Читаем Литературная матрица. Учебник, написанный писателями. Том 2 полностью

У Пушкина в романе «Дар» есть антипод. Ему посвящена знаменитая четвертая глава. Помню, когда «Дар» готовился к публикации в журнале «Урал», в редакции то и дело раздавались звонки: «Вы печатаете роман с четвертой главой? Неужели с четвертой главой?» Да, отвечали мы с гордостью; собственно, публикация четвертой главы уже ничем редакции не грозила, цензура умирала, но еще держался вокруг бывших подцензурных тем грозовой озон. Тем не менее, вопрос о четвертой главе был не праздным. Достаточно сказать, что ведущий эмигрантский литературный журнал «Современные записки», где должен был печататься, по мере написания, роман «Дар», категорически отказался поместить четвертую главу. При том, что журнал «Современные записки» был известен своим либерализмом, широтой взглядов — и уж точно не подвергался никакой государственной цензуре! Таким образом, роман «Дар» первоначально вышел с зияющей дырой — и таким оставался еще пятнадцать лет. Полностью роман был опубликован только в 1952 году, в Нью-Йорке, в издательстве имени Чехова. Так получилось, что два ключевых произведения Набокова — «Дар» и «Лолита» — первоначально подверглись запретам. Может, запрет, репрессии и есть своего рода «знак качества», который ставят на художественном произведении поборники нормативности — причем любой нормативности, от идеологической до филологической.

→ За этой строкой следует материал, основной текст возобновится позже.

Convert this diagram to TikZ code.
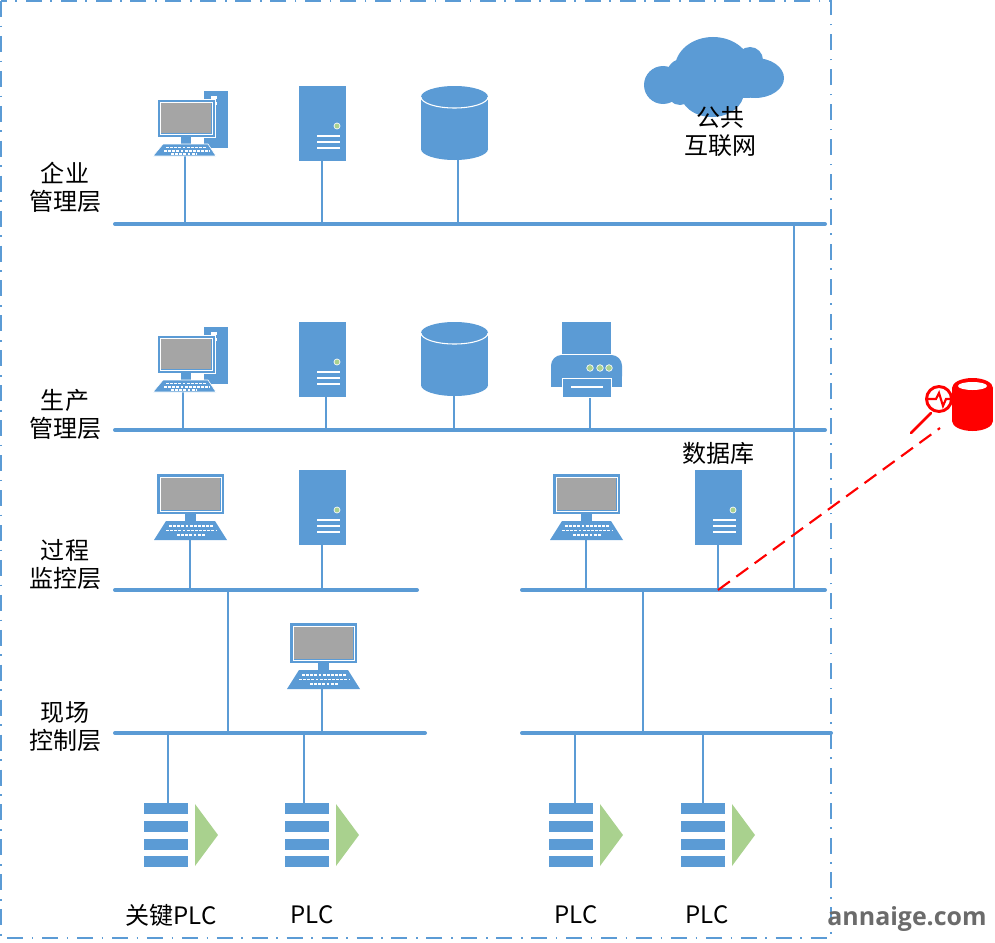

Кто же он, тот грозный антигерой? Николай Гаврилович Чернышевский. Пламенный «шестидесятник» (ХIХ-го, а не XX века), властитель дум, кумир русской прогрессивной интеллигенции, любимый писатель В. И. Ленина. Набоков от этого кумира оставил мокрое место.

Четвертая глава в романе — это книга, написанная Годуновым-Чердынцевым и вызвавшая в пятой главе романа литературный скандал. Но именно в очерке о Чернышевском главный герой «Дара», как нигде, близок самому Набокову: может, потому, что здесь Набоков одолжил герою не только важные части своей биографии, но и перо. Чернышевский, призывавший поставить искусство на службу общественной пользе (что роковым образом предопределило главные убожества «социалистического реализма»), антипатичен Набокову, понимавшему искусство, литературу прежде всего как область человеческой свободы. «Прогрессивность» может быть такой же тоталитарной, как и реакционность, — и Чернышевский становится тому примером.

Чернышевский, как известно, ратовал за материализм, честность, дельность, практическую пользу — и боролся с «чистым искусством». Набоков пишет, что «Чернышевский, будучи лишен малейшего понятия об истинной сущности искусства, видел его венец в искусстве условном, прилизанном (т. е. в антиискусстве), с которым и воевал — поражая пустоту». А воевал Чернышевский ровно с тем, что сейчас называется «глянцем» и «гламуром». «И действительно: как же не предпочесть всему этому вздору честное описание современного быта, гражданскую горечь, задушевные стишки?»

Казалось бы, Чернышевский не последний писатель, автор знаменитого романа «Что делать?», оказавшего громадное влияние на русские умы. Набоков видит коренной порок Чернышевского в его литературном стиле: громоздком, неуклюжем. Чернышевский лишен дара описания, «схватывания» вещи в словах, и потому все, о чем он пишет, застревает в тексте, буквально валится у автора из рук. Набоков подмечает пристрастие Чернышевского к планам помещений, где происходит действие его прозы, к мучительному определению взаимного расположения героев и предметов обстановки. Этот косный стиль суть точный слепок мышления Чернышевского — мышления материалистического, при том, что Чернышевский на самом деле не видел в упор роскошного разнообразия материального мира. «Чернышевский объяснял: „Мы видим дерево; другой человек смотрит на этот же предмет. В глазах у него мы видим, что дерево изображается точь-в-точь такое же. Итак, мы все видим предметы как они действительно существуют“. Во всем этом диком вздоре есть еще свой частный смешной завиток: постоянное у „материалистов“ апеллирование к дереву особенно забавно тем, что все они плохо знают природу, в частности деревья. Тот осязаемый предмет, который „действует гораздо сильнее отвлеченного понятия о нем“ (…), им просто неведом».

Не забудем, что сам Набоков в своей прозе всегда опирался на точное знание — не только мира бабочек, но на знание естественнонаучное, на знание вообще всей окружающей человека предметности: у него не было «вообще деревьев», «вообще домов», «вообще автомобилей». Именно зрячесть Набокова, противоположная слепоте Чернышевского, позволяла ему добираться до метафизических глубин бытия.